Este instrumento financiero constituía lisa y llanamente un fraude de ley, un engaño a los clientes, puesto que se les aseguraba que no tenían que declarar sus rendimientos, y también un acto de competencia desleal al resto de las entidades financieras. El banco consiguió cerca de cuatrocientos mil clientes nuevos, y no tuvo reparos en falsificar nombres y titulares a la hora de ocultar la información al Fisco.

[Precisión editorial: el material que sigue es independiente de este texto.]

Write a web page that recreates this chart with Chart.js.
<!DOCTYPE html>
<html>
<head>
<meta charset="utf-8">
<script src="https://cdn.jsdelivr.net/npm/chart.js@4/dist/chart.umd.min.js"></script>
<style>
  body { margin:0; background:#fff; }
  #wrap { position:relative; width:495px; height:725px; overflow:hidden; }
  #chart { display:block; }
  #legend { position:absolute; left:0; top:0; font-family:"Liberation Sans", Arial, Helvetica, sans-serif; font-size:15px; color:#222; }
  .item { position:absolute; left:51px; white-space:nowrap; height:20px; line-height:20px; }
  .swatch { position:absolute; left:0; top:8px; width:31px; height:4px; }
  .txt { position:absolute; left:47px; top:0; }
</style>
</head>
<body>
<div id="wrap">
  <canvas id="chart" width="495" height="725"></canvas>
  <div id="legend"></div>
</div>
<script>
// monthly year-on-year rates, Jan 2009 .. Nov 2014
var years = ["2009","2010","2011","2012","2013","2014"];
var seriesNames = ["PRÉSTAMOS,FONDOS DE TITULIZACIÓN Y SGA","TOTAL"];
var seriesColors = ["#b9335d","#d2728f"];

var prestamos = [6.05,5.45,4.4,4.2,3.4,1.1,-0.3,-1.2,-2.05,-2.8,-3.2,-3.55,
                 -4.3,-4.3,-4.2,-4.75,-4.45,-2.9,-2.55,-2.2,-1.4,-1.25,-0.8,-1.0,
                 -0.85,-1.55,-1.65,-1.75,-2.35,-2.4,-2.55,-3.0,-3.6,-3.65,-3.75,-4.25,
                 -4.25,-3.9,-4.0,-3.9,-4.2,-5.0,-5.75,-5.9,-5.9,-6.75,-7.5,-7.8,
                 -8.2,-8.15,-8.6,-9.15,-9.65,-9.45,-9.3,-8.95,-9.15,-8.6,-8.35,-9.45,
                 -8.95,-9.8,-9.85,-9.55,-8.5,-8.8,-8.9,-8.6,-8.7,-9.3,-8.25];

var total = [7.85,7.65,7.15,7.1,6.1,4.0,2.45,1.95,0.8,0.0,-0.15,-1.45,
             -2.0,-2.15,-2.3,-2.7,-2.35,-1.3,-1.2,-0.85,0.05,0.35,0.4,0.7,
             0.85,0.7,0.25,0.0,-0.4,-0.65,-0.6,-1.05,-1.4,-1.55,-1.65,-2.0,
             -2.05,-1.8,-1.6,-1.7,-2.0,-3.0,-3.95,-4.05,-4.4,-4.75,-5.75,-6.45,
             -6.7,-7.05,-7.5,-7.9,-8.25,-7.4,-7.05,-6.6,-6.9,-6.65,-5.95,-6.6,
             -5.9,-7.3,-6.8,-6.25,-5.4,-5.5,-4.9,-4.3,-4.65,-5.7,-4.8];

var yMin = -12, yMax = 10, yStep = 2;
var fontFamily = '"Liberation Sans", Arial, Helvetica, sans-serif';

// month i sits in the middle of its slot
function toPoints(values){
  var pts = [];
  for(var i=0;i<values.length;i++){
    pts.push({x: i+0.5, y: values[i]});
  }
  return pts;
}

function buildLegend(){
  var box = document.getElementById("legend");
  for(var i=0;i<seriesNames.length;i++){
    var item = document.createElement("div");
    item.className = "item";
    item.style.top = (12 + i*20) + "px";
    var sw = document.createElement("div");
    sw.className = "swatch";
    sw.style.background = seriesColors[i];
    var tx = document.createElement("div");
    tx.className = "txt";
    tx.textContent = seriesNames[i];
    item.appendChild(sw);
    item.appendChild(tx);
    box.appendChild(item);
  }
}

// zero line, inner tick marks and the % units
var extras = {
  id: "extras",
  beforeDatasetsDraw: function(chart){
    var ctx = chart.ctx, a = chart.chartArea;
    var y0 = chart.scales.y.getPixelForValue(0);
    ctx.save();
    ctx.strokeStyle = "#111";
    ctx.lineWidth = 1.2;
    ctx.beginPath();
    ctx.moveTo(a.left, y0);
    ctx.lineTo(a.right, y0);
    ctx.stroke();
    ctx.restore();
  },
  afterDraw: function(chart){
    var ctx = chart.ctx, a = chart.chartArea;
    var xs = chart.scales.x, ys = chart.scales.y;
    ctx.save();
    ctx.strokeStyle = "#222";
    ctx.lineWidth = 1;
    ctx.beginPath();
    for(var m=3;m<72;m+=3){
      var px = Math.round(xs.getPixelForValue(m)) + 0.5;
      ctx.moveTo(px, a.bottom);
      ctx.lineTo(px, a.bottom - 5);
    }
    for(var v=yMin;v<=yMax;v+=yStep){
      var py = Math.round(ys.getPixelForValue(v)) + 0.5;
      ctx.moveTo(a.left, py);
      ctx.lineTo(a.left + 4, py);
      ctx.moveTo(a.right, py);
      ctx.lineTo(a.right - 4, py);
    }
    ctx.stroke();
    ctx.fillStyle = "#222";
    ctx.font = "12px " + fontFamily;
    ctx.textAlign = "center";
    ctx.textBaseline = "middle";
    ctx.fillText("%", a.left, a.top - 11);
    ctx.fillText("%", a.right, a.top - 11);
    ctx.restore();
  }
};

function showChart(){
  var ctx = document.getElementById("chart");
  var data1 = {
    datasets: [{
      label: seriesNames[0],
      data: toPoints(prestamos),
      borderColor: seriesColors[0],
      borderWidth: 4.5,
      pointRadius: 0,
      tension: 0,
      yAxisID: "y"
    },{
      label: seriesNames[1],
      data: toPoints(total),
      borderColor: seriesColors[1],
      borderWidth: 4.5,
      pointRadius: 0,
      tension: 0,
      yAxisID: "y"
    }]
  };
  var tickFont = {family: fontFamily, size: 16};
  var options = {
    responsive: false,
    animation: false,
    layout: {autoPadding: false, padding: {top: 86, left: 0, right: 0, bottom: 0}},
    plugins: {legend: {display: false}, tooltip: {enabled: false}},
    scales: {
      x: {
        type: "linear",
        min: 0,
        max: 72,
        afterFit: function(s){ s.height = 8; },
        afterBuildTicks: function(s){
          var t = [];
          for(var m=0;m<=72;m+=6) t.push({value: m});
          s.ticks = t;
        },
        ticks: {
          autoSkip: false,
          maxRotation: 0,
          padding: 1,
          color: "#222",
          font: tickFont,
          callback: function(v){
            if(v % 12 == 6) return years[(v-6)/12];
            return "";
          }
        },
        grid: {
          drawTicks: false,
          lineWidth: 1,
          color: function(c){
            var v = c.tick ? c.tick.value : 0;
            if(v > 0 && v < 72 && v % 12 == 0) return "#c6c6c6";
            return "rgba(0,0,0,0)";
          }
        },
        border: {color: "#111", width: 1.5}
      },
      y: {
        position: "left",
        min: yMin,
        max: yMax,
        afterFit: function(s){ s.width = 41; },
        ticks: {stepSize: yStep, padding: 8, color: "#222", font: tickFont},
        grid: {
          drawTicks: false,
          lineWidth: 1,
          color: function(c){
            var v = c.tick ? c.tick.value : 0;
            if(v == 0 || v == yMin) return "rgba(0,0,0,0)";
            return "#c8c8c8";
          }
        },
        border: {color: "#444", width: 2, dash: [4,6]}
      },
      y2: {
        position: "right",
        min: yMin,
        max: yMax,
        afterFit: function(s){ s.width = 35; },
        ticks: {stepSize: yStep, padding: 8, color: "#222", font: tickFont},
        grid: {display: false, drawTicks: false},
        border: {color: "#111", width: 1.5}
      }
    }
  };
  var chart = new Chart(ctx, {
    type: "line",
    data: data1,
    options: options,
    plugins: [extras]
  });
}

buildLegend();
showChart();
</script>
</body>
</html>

El auto de procesamiento dictado por la Audiencia Nacional podría inducirnos al optimismo, considerando que vivimos en un Estado de derecho y que la ley resulta igual para todos. No obstante, existen muchos indicios de que este principio está muy lejos de alcanzarse y que este caso no es la norma, sino más bien la excepción, gracias al tesón de una jueza que ha tenido que vencer múltiples obstáculos para lograr que un poderoso se sentara en el banquillo. Por otra parte, nada indica que al final se vaya a llegar mucho más lejos.

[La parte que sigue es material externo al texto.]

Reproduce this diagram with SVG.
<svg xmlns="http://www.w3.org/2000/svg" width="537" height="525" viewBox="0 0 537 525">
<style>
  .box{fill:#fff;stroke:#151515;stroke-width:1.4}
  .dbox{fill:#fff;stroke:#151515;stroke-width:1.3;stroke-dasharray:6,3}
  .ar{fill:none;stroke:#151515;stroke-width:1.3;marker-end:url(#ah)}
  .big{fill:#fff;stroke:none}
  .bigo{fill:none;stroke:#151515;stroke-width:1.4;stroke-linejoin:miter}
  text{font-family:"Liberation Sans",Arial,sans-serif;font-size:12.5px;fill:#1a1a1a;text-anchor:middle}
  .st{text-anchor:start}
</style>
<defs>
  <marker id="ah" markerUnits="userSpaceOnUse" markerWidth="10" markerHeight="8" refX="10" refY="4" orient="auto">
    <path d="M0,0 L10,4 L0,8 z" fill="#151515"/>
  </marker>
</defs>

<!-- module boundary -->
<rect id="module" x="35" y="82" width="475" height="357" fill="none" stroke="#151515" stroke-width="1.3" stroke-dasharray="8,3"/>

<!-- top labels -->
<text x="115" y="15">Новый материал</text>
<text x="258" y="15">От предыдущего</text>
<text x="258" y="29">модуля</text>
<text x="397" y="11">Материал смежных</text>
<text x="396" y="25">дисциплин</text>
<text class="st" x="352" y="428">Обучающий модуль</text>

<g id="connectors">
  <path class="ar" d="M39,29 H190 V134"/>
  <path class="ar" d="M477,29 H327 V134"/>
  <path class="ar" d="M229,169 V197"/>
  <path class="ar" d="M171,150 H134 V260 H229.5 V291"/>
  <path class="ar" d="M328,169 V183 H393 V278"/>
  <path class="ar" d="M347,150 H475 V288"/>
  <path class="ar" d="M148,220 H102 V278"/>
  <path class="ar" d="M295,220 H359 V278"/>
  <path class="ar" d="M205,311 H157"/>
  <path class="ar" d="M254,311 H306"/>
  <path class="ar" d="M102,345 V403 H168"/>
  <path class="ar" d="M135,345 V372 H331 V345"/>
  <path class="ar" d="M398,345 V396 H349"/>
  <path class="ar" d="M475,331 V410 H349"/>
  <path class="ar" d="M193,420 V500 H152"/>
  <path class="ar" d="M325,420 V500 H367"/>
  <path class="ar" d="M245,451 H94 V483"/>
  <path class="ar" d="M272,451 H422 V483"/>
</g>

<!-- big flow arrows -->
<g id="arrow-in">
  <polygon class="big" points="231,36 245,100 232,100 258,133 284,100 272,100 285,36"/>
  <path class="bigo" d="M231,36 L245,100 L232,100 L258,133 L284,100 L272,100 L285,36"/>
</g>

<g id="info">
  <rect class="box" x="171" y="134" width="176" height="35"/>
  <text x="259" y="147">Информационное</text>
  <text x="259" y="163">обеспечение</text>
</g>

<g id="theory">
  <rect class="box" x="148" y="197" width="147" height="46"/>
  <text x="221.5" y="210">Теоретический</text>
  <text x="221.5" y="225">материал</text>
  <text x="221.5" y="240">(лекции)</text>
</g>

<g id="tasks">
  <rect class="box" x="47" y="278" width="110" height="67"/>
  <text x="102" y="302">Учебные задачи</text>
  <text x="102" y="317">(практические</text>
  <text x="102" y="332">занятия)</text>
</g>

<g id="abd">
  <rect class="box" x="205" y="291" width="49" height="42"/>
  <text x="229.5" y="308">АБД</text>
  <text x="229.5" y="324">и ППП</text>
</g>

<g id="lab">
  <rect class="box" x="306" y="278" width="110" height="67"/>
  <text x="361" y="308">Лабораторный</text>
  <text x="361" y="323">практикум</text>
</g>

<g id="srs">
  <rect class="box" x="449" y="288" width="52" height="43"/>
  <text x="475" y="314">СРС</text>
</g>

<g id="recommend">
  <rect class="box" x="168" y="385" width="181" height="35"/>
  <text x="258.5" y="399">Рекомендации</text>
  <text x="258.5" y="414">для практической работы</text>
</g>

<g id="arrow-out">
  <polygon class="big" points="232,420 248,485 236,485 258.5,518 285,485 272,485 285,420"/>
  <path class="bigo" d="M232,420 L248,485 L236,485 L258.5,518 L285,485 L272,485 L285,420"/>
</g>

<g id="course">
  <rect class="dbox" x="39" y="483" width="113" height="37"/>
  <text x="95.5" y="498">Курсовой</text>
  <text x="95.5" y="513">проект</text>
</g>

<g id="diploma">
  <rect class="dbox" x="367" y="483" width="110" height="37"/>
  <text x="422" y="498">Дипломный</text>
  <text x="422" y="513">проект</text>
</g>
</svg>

El hecho de que hayan transcurrido quince años desde que el asunto arribó a los tribunales ya es suficientemente significativo de los impedimentos de todo tipo que ha habido que salvar. Aunque más significativo resulta aún que la Fiscalía y la Abogacía del Estado reclamen el sobreseimiento, especialmente la última, cuya única finalidad es defender los intereses financieros y patrimoniales del Estado -de ahí que la Dirección General de lo Contencioso (hoy, del Servicio Jurídico) se encuadrase desde su creación en el Ministerio de Hacienda; sólo en épocas relativamente recientes ha pasado al Ministerio de Justicia-. Pues bien, ¿cómo es posible que en un presunto caso de delito fiscal llevado a los tribunales por la Administración tributaria la Abogacía del Estado no se persone como acusación y, por el contrario, pida el sobreseimiento del proceso? ¿Qué presiones o chalaneos ha tenido que haber entre el poder político y el económico para que cambiase de posición? ¿Qué apaños tiene que continuar habiendo para que el actual vicepresidente económico afirme que no hay que revisar la postura de la Fiscalía y de la Abogacía del Estado? Con unos o con otros gobiernos, el poder económico continúa mandando.

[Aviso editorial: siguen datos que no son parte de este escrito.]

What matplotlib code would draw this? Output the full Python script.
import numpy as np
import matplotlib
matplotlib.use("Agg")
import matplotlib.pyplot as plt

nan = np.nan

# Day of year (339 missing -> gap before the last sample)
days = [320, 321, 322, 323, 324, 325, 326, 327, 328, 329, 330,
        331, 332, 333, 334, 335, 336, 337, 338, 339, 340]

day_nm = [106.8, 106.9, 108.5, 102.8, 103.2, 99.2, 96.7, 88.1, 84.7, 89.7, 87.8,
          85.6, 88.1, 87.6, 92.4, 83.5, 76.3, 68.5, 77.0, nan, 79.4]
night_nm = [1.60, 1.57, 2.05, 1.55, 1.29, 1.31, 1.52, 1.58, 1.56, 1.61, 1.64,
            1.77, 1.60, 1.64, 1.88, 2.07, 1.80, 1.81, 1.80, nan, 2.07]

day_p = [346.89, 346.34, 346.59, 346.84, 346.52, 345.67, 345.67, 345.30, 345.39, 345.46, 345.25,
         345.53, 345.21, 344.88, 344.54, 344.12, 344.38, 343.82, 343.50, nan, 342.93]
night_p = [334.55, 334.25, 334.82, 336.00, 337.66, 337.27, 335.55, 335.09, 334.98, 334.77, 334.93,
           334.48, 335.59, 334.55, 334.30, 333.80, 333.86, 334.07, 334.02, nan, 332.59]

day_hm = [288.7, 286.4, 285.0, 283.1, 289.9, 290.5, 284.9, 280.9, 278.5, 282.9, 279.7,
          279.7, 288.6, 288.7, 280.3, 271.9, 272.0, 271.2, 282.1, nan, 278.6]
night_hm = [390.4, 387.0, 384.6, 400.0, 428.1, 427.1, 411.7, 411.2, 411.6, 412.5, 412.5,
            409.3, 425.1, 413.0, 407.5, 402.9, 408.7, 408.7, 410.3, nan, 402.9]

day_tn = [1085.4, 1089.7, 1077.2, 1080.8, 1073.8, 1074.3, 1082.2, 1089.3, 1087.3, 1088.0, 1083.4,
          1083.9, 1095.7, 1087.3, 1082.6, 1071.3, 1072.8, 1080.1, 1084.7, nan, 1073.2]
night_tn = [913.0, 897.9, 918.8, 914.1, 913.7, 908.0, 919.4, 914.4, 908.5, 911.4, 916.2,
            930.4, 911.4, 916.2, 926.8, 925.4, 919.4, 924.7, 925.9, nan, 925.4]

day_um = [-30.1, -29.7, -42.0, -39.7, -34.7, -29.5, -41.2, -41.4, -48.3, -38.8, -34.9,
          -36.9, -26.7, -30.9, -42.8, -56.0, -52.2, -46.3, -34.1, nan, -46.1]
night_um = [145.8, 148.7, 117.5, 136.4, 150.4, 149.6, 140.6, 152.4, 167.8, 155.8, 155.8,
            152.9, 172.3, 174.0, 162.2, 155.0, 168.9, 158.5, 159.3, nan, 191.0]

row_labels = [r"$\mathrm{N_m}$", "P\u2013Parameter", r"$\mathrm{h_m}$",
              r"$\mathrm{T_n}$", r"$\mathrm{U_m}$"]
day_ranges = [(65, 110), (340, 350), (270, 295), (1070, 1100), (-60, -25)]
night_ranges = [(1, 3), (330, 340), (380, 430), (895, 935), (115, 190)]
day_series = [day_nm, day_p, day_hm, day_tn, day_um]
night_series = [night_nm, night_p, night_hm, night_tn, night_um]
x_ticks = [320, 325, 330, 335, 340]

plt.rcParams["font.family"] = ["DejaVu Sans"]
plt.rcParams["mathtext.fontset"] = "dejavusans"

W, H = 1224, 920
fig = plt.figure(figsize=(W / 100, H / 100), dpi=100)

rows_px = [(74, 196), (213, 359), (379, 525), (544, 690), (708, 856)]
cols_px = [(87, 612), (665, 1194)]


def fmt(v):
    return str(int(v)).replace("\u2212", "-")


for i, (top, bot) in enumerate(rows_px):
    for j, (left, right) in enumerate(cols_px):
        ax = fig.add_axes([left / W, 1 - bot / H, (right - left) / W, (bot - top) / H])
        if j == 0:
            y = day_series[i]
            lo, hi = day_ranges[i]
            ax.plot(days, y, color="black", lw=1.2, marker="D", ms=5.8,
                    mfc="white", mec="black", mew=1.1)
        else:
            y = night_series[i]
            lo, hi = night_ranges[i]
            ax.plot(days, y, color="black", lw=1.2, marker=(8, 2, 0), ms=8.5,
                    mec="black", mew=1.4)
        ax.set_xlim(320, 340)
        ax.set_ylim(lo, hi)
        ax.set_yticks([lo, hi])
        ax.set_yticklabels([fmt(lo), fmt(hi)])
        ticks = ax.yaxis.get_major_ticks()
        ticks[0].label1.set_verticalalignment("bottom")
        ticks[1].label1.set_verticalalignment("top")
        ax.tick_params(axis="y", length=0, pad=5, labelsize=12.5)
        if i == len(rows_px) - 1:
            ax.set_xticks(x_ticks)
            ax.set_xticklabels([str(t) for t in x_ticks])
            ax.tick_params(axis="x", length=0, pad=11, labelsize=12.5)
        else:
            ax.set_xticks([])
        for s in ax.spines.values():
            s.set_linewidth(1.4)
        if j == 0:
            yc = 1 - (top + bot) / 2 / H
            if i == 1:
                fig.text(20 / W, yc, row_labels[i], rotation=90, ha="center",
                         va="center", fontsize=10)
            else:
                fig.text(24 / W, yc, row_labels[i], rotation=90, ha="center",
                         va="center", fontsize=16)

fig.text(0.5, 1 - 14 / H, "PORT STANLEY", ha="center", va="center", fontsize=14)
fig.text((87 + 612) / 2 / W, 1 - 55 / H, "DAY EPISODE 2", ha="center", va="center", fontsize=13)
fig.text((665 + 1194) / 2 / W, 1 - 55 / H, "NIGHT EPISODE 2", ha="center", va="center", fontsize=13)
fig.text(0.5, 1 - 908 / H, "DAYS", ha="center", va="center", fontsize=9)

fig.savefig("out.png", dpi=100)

Y algo más que mandando en los medios de comunicación… Su silencio y autocensura han sido de lo más elocuente. ¿Podemos imaginar lo que habría ocurrido si los dos procesamientos hubiesen recaído en algún político? Artículos, editoriales, comentarios. ¿Cuántas voces no se habrían levantado para requerir su dimisión? Nada de esto se le exige al primer banquero del país. ¿Es que acaso goza de menos poder? ¿Quizás maneja menos recursos de terceros? ¿Sus acciones tienen menos impacto social? ¿Debe, por ventura, someterse a una ética más laxa?